Over the 10 days, we got into a routine and where we would gather in the foyer of the mediation hall just before 4.30am. The October mornings, were dark, wet, cold and dreary. Often needing our umbrellas with the torrential downpours. I was glad to have brought my raincoat and boots. We gathered in the foyer before the allotted meditation time, it often felt we were waiting to embark on our days work. We were not compelled to remain in the hall we could at any time walk into the beautiful wild gardens within the course boundary,
The instructions for the mediation, was given to us daily and repeated many times in Goenka’s friendly voice which come over the speaker, it became a loving encouraging voice.
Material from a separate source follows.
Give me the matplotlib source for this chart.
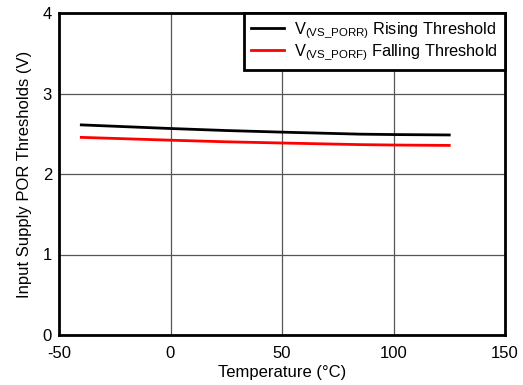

He often would make fun of himself and joke around and this beautiful enchanting voice would at times send tingles and goosebumps into the system.
On the 10th day it was time for us to speak and be integrated back, it felt spontaneous talking again, those faces so familiar we had so much to ask of each other, names, where from, what do you do, family, the experience etc… It was lovely to see teeth and hear talking & smiling faces. Many I had sat opposite in the canteen, looking into space, not uttering a word and negotiating with the silence.
The first person I spoke to was a young woman who had sat on the left of me during the 10 days . Our eyes met a few times days, but we didn’t speak until the 10th day when our Nobel Silence ended. Alisa told me that it had been her 30th birthday during the discourse, I was astounded and wished her a belated happy birthday, I expressed my thanks to her for being such a peaceful, quiet and calm presence which had helped me in my daily sittings. I told her how I had felt that the silence became golden. She smiled and returned the gratitude towards me saying that she had felt the same. We both hugged one another, breaking our the rule of silence.
Thank you for reading ….and… wishing you a wonderful 2026.